Some wrestlers like Abdullah the Butcher,[5] Dusty Rhodes, New Jack, Bruiser Brody, King Curtis Iaukea, Carlos Colón Sr., Perro Aguayo, Devon Hughes (Brother Devon/D-Von Dudley), Ric Flair, Steve Corino, Tarzan Goto, Balls Mahoney, Kintaro Kanemura, Villano III, Ian Rotten, Sabu and Manny Fernandez, have disfiguring scars on their heads from frequently blading throughout their careers. According to Mick Foley, the scars in Abdullah's forehead are so deep that he enjoys holding coins or gambling chips in them as a macabre party trick.[5]

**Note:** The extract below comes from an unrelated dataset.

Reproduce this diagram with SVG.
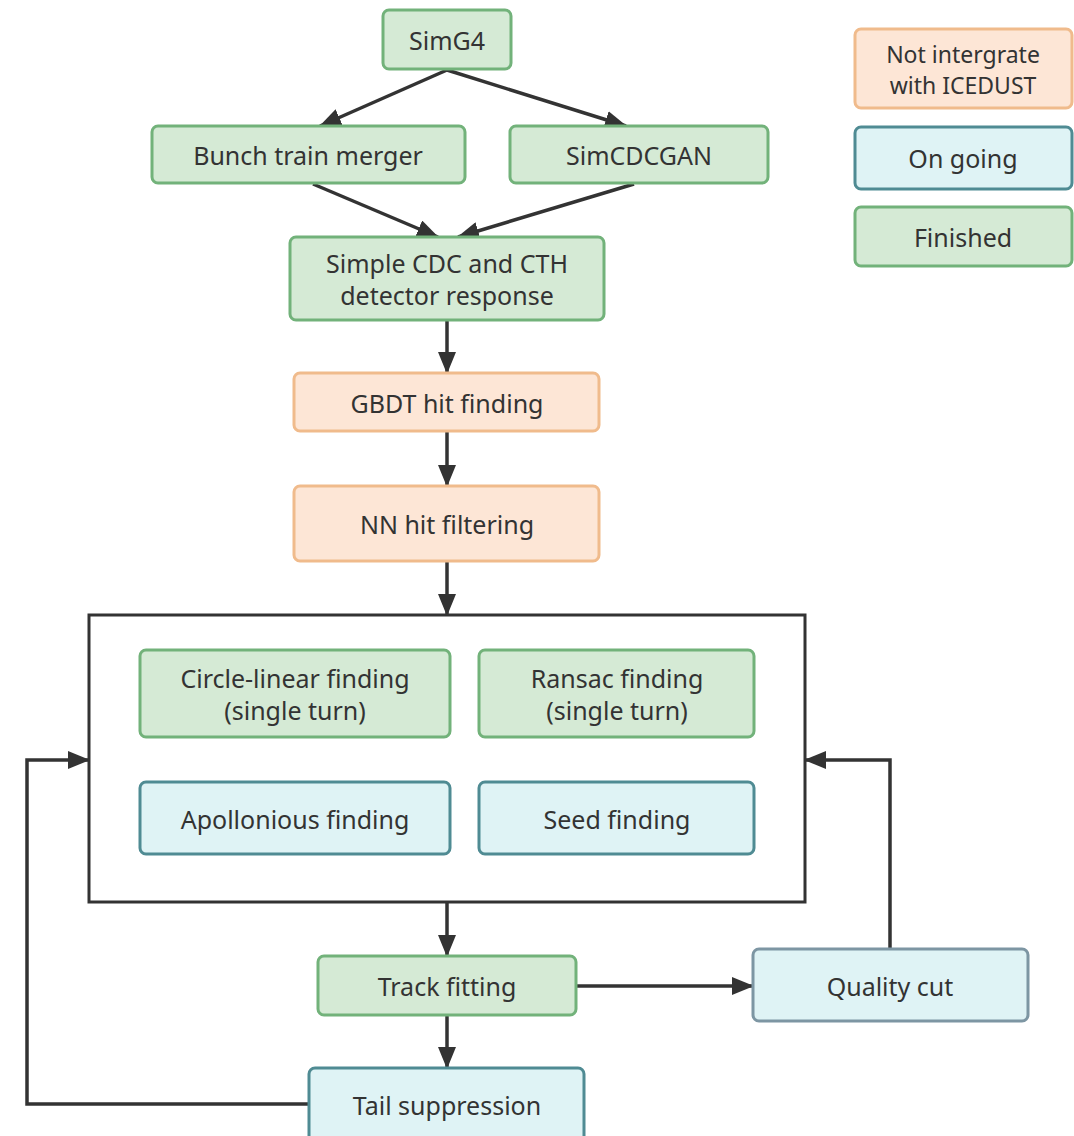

Today, blading is a lot less popular than in the past, due to the prevalence and heightened awareness of AIDS and hepatitis.[2][4] In the 1980s, the willingness to blade was seen as an advantage of new wrestlers.[6] From July 2008 onward, due to its TV-PG rating, WWE has not allowed wrestlers to blade themselves. In most cases, any blood coming from the wrestlers is unintentional. To maintain their TV-PG rating, when a wrestler bleeds on live television, WWE tends to attempt to stop the bleeding mid-match or use different camera angles to avoid showing excessive blood. During repeats of said footage, WWE television programs often shift to black-and-white.[7]

Impact Wrestling, formerly known as Total Nonstop Action (TNA) Wrestling, used blading frequently until adopting a new no-blood policy in 2014. Wrestlers Abyss and Raven were famed for the matches involving the most blood in TNA before the new policy in 2014.[8][9][10]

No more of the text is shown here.